The coronavirus pandemic has seen Chinese venture capital investors retreating to the safety of big names in favoured sectors, thinning the ranks of tech start-ups in China, in a trend that is likely to continue this year.
The number of early-stage financing deals fell 45 per cent in 2020, halving the new tech start-up count from the previous year to 3,131, according to data from ITjuzi, a Chinese business information provider.
China’s tech sector has been chilled by a “capital winter” that began in late 2018 as a venture capital boom deflated. Last year, the number of investment deals fell for the fifth consecutive year, though start-ups’ cash haul ticked upwards, rising 12 per cent to Rmb815bn ($126bn).
“It’s partly because potential founders are staying put in what are secure jobs, instead of taking the leap of faith,” said Zhao Chen, managing partner at start-up accelerator Plug and Play China.
Mr Zhao added that while there were fewer new ventures than five years ago, quality had improved as investors had become more discriminating. Companies “definitely have something if they [were] going to start in 2020,” he said.
Semiconductor, online education and healthcare start-ups found the most favour with VC investors. Spurred by Beijing’s multibillion-dollar plan to build a self-sufficient chip industry in response to US sanctions, private market funding for semiconductor start-ups rose more than 500 per cent last year to Rmb80bn.

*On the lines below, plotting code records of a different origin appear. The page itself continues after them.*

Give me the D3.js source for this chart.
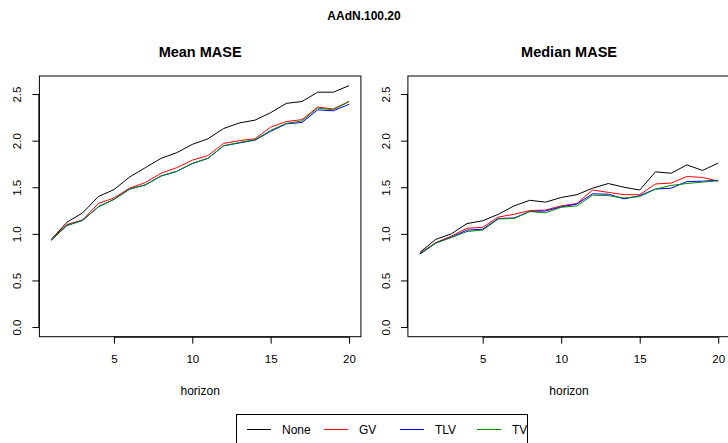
<!DOCTYPE html>
<html>
<head>
<meta charset="utf-8">
<script src="https://cdn.jsdelivr.net/npm/d3@7"></script>
<style>
  body { margin: 0; background: #fff; }
  text { font-family: "Liberation Sans", Arial, sans-serif; fill: #000; }
</style>
</head>
<body>
<div id="chart"></div>
<script>
// data
const horizon = d3.range(1, 21);
const seriesNames = ['None', 'GV', 'TLV', 'TV'];
const seriesColors = ['#000000', '#ff0000', '#0000ff', '#008b00'];

const meanNone = [0.94, 1.125, 1.225, 1.40, 1.475, 1.61, 1.71, 1.81, 1.87, 1.96, 2.02, 2.13, 2.19, 2.22, 2.30, 2.40, 2.42, 2.52, 2.52, 2.59];
const meanGV   = [0.94, 1.10, 1.15, 1.325, 1.385, 1.49, 1.55, 1.65, 1.71, 1.79, 1.84, 1.97, 2.00, 2.02, 2.145, 2.205, 2.225, 2.36, 2.34, 2.42];
const meanTLV  = [0.93, 1.09, 1.145, 1.29, 1.37, 1.48, 1.525, 1.62, 1.67, 1.755, 1.81, 1.945, 1.975, 2.005, 2.10, 2.18, 2.195, 2.33, 2.32, 2.39];
const meanTV   = [0.935, 1.09, 1.145, 1.29, 1.37, 1.48, 1.525, 1.62, 1.67, 1.755, 1.81, 1.945, 1.98, 2.01, 2.11, 2.185, 2.21, 2.35, 2.33, 2.42];

const medNone = [0.80, 0.94, 1.00, 1.11, 1.14, 1.21, 1.30, 1.36, 1.34, 1.39, 1.42, 1.49, 1.54, 1.50, 1.47, 1.665, 1.65, 1.74, 1.68, 1.76];
const medGV   = [0.79, 0.905, 0.975, 1.06, 1.07, 1.18, 1.21, 1.25, 1.255, 1.30, 1.325, 1.47, 1.445, 1.42, 1.42, 1.535, 1.545, 1.615, 1.605, 1.565];
const medTLV  = [0.785, 0.90, 0.965, 1.04, 1.05, 1.165, 1.17, 1.24, 1.245, 1.29, 1.32, 1.43, 1.425, 1.375, 1.41, 1.48, 1.49, 1.56, 1.565, 1.575];
const medTV   = [0.78, 0.90, 0.96, 1.025, 1.04, 1.16, 1.165, 1.24, 1.225, 1.285, 1.30, 1.415, 1.41, 1.385, 1.40, 1.48, 1.52, 1.54, 1.555, 1.57];

const xTicks = [5, 10, 15, 20];
const yTicks = [0, 0.5, 1, 1.5, 2, 2.5];

const W = 728, H = 443;
const svg = d3.select('#chart').append('svg')
    .attr('width', W)
    .attr('height', H);

svg.append('text')
    .attr('x', 364).attr('y', 20)
    .attr('text-anchor', 'middle')
    .style('font-weight', 'bold')
    .style('font-size', '12px')
    .text('AAdN.100.20');

// R style 4% padding on both axes
const xlim = [1, 20], ylim = [0, 2.59];
const xPad = 0.04 * (xlim[1] - xlim[0]), yPad = 0.04 * (ylim[1] - ylim[0]);

const panels = [
    {title: 'Mean MASE', left: 39.4, right: 360.9, data: [meanNone, meanGV, meanTLV, meanTV]},
    {title: 'Median MASE', left: 407.9, right: 730.2, data: [medNone, medGV, medTLV, medTV]}
];
const plotTop = 76, plotBottom = 336.7;

panels.forEach(p => {
    const x = d3.scaleLinear().domain([xlim[0] - xPad, xlim[1] + xPad]).range([p.left, p.right]);
    const y = d3.scaleLinear().domain([ylim[0] - yPad, ylim[1] + yPad]).range([plotBottom, plotTop]);
    const g = svg.append('g');

    g.append('text')
        .attr('x', (p.left + p.right) / 2).attr('y', 57)
        .attr('text-anchor', 'middle')
        .style('font-weight', 'bold')
        .style('font-size', '14.5px')
        .text(p.title);

    // x axis
    const xa = g.append('g').attr('transform', `translate(0,${plotBottom})`)
        .call(d3.axisBottom(x).tickValues(xTicks).tickSize(7).tickPadding(11).tickFormat(d3.format('d')));
    xa.select('.domain').attr('d', `M${x(5)},0.5H${x(20)}`).attr('stroke', '#000');
    xa.selectAll('text').style('font-size', '11.5px').style('font-family', '"Liberation Sans", Arial, sans-serif');

    // y axis, labels rotated as in R
    const ya = g.append('g').attr('transform', `translate(${p.left},0)`)
        .call(d3.axisLeft(y).tickValues(yTicks).tickSize(7).tickFormat(d3.format('.1f')));
    ya.select('.domain').attr('d', `M-0.5,${y(0)}V${y(2.5)}`).attr('stroke', '#000');
    ya.selectAll('.tick text')
        .attr('x', 0).attr('dy', null).attr('y', 0)
        .attr('text-anchor', 'middle')
        .attr('transform', 'translate(-18,0) rotate(-90)')
        .style('font-size', '11.5px')
        .style('font-family', '"Liberation Sans", Arial, sans-serif');

    // box
    g.append('rect')
        .attr('x', p.left).attr('y', plotTop)
        .attr('width', p.right - p.left).attr('height', plotBottom - plotTop)
        .attr('fill', 'none').attr('stroke', '#000').attr('stroke-width', 1);

    g.append('text')
        .attr('x', (p.left + p.right) / 2).attr('y', 395)
        .attr('text-anchor', 'middle')
        .style('font-size', '12px')
        .text('horizon');

    const line = d3.line().x((d, i) => x(horizon[i])).y(d => y(d));
    p.data.forEach((s, k) => {
        g.append('path')
            .datum(s)
            .attr('d', line)
            .attr('fill', 'none')
            .attr('stroke', seriesColors[k])
            .attr('stroke-width', 1);
    });
});

// legend
const lg = svg.append('g');
lg.append('rect')
    .attr('x', 236.5).attr('y', 414.5)
    .attr('width', 291).attr('height', 40)
    .attr('fill', 'none').attr('stroke', '#000');
const legX = [247, 324, 400, 477];
seriesNames.forEach((n, i) => {
    lg.append('line')
        .attr('x1', legX[i]).attr('x2', legX[i] + 24)
        .attr('y1', 429.5).attr('y2', 429.5)
        .attr('stroke', seriesColors[i])
        .attr('stroke-width', 1);
    lg.append('text')
        .attr('x', legX[i] + 35).attr('y', 434)
        .style('font-size', '12px')
        .text(n);
});
</script>
</body>
</html>
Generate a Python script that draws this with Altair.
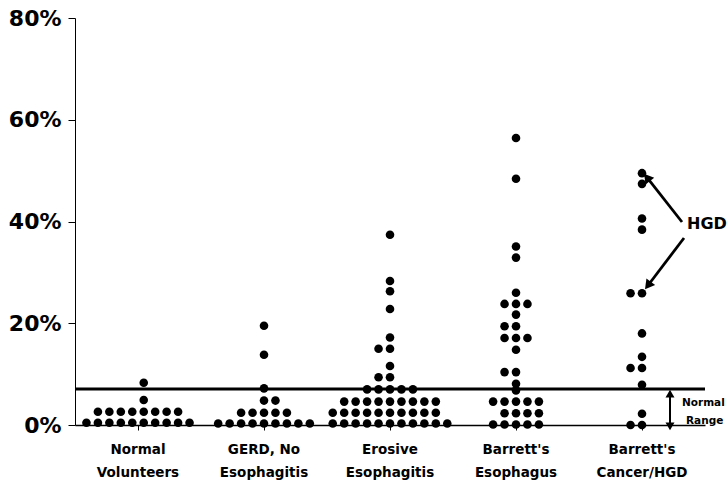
import math
import altair as alt
import pandas as pd

# ---------------- data ----------------
categories = [
    "Normal|Volunteers",
    "GERD, No|Esophagitis",
    "Erosive|Esophagitis",
    "Barrett's|Esophagus",
    "Barrett's|Cancer/HGD",
]

normal_values = [0.45] * 10 + [2.6] * 8 + [4.9, 8.3]
normal_slots = [-4.5, -3.5, -2.5, -1.5, -0.5, 0.5, 1.5, 2.5, 3.5, 4.5,
                -3.5, -2.5, -1.5, -0.5, 0.5, 1.5, 2.5, 3.5,
                0.5, 0.5]

gerd_values = [0.3] * 9 + [2.4] * 5 + [4.8] * 2 + [7.2, 13.8, 19.5]
gerd_slots = [-4, -3, -2, -1, 0, 1, 2, 3, 4,
              -2, -1, 0, 1, 2,
              0, 1,
              0, 0, 0]

erosive_values = ([0.3] * 11 + [2.4] * 10 + [4.6] * 9 + [7.0] * 5 + [9.4] * 2
                  + [11.6] + [15.0] * 2 + [17.2, 22.8, 26.3, 28.3, 37.4])
erosive_slots = ([-5, -4, -3, -2, -1, 0, 1, 2, 3, 4, 5]
                 + [-5, -4, -3, -2, -1, 0, 1, 2, 3, 4]
                 + [-4, -3, -2, -1, 0, 1, 2, 3, 4]
                 + [-2, -1, 0, 1, 2]
                 + [-1, 0]
                 + [0]
                 + [-1, 0]
                 + [0, 0, 0, 0, 0])

barrett_values = ([0.1] * 5 + [2.3] * 4 + [4.6] * 5 + [6.8, 8.1] + [10.4] * 2
                  + [14.8] + [17.1] * 3 + [19.4] * 2 + [21.7] + [23.8] * 3
                  + [26.0, 32.9, 35.1, 48.4, 56.4])
barrett_slots = ([-2, -1, 0, 1, 2]
                 + [-1, 0, 1, 2]
                 + [-2, -1, 0, 1, 2]
                 + [0, 0]
                 + [-1, 0]
                 + [0]
                 + [-1, 0, 1]
                 + [-1, 0]
                 + [0]
                 + [-1, 0, 1]
                 + [0, 0, 0, 0, 0])

cancer_values = [0.0, 0.0, 2.2, 7.9, 11.2, 11.2, 13.4, 18.0, 25.9, 25.9,
                 38.4, 40.6, 47.4, 49.5]
cancer_slots = [-1, 0, 0, 0, -1, 0, 0, 0, -1, 0, 0, 0, 0, 0]

normal_limit = [7.1]
y_ticks = [0, 20, 40, 60, 80]

rows = []
for cat, vals, slots in zip(
    categories,
    [normal_values, gerd_values, erosive_values, barrett_values, cancer_values],
    [normal_slots, gerd_slots, erosive_slots, barrett_slots, cancer_slots],
):
    for v, s in zip(vals, slots):
        rows.append({"group": cat, "value": v, "slot": s})
df = pd.DataFrame(rows)

W, H = 630, 407
FONT = "DejaVu Sans"

dots = alt.Chart(df).mark_circle(color="black", opacity=1, size=74).encode(
    x=alt.X(
        "group:N",
        sort=categories,
        scale=alt.Scale(paddingInner=0, paddingOuter=0),
        axis=alt.Axis(
            title=None,
            labelExpr="split(datum.label, '|')",
            labelAngle=0,
            labelFont=FONT,
            labelFontWeight="bold",
            labelFontSize=13.5,
            labelColor="black",
            labelLineHeight=23,
            labelPadding=12,
            tickSize=5,
            tickColor="black",
            tickWidth=1,
            domainColor="black",
            domainWidth=1.5,
        ),
    ),
    xOffset=alt.XOffset("slot:Q", scale=alt.Scale(domain=[-5.5, 5.5], nice=False, zero=False)),
    y=alt.Y(
        "value:Q",
        scale=alt.Scale(domain=[0, 80], nice=False),
        axis=alt.Axis(
            title=None,
            values=y_ticks,
            labelExpr="datum.value + '%'",
            labelFont=FONT,
            labelFontWeight="bold",
            labelFontSize=22,
            labelColor="black",
            labelPadding=7,
            tickSize=7,
            tickColor="black",
            domainColor="black",
            domainWidth=1,
            grid=False,
        ),
    ),
)

limit_rule = alt.Chart(pd.DataFrame({"limit": normal_limit})).mark_rule(
    color="black", strokeWidth=3
).encode(y="limit:Q", x=alt.value(0), x2=alt.value(W))

one = pd.DataFrame({"a": [0]})


def arrow(x0, y0, x1, y1, size=120, width=2.8):
    dx, dy = x1 - x0, y1 - y0
    L = math.hypot(dx, dy)
    ux, uy = dx / L, dy / L
    h = math.sqrt(3) / 4 * math.sqrt(size)
    cx, cy = x1 - ux * h, y1 - uy * h
    ang = math.degrees(math.atan2(ux, -uy)) % 360
    shaft = alt.Chart(one).mark_rule(color="black", strokeWidth=width).encode(
        x=alt.value(x0), y=alt.value(y0), x2=alt.value(cx), y2=alt.value(cy)
    )
    head = alt.Chart(one).mark_point(
        shape="triangle", filled=True, color="black", opacity=1, size=size, angle=ang
    ).encode(x=alt.value(cx), y=alt.value(cy))
    return [shaft, head]


def label(txt, x, y, size):
    return alt.Chart(one).mark_text(
        text=txt, font=FONT, fontWeight="bold", fontSize=size,
        align="left", baseline="middle", color="black"
    ).encode(x=alt.value(x), y=alt.value(y))


annotations = []
annotations += arrow(607, 204, 570, 157)
annotations += arrow(609, 220, 571, 270)
annotations += arrow(595, 392, 595, 373, size=80, width=2)
annotations += arrow(595, 392, 595, 411, size=80, width=2)
annotations.append(label("HGD", 612, 206, 16))
annotations.append(label("Normal", 607, 385, 10.5))
annotations.append(label("Range", 611, 403, 10.5))

chart = alt.layer(dots, limit_rule, *annotations).properties(
    width=W,
    height=H,
    padding={"left": 75, "top": 18, "right": 23, "bottom": 57},
    autosize=alt.AutoSizeParams(type="none"),
    background="white",
).configure_view(stroke=None)

chart.save("out.html", embed_options={"renderer": "svg", "actions": False})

“It’s crazy; I don’t know what else to say,” said Nathan Ma, who arranges chip deals at boutique advisory Lighthouse Capital. “If you’re not trying to invest in semiconductors right now, it’s like you’re out of the investment game.”
The government’s funding push — dubbed the “Great Semiconductor Leap Forward” by state media — prompted more than 13,000 companies to enter the industry in the first nine months of last year, many with no previous experience and coming from sectors such as seafood and auto parts.
Capital has also gravitated to online education, which has boomed as the pandemic has kept students from attending school in person. Start-ups Zuoyebang and Yuanfudao raised about $6bn last year, accounting for about two-thirds of the capital that flowed into edutech, according to ITjuzi.
“In a world full of uncertainty people are looking for returns but they are also looking for safety, the number one player, or the number two player; they are probably too big to fail — the return multiples may be lower, but safer,” said David Wei, chairman of Vision Knight Capital, which doubled its investment outlay last year.
Meanwhile, large tech companies looking to build out their ecosystems and hang on to users have stepped up dealmaking. Last year, strategic investors participated in a record number of deals, with Tencent alone doing 113, ITjuzi data showed.
“Big tech companies used to be making later-stage investments into our portfolio companies; now they are starting to come in earlier,” said Charles Zhang of Lightspeed China, a venture capital firm.
“Also, there is comparatively less M&A in China, so minority investments give them the access they want to up-and-coming start-ups,” he said.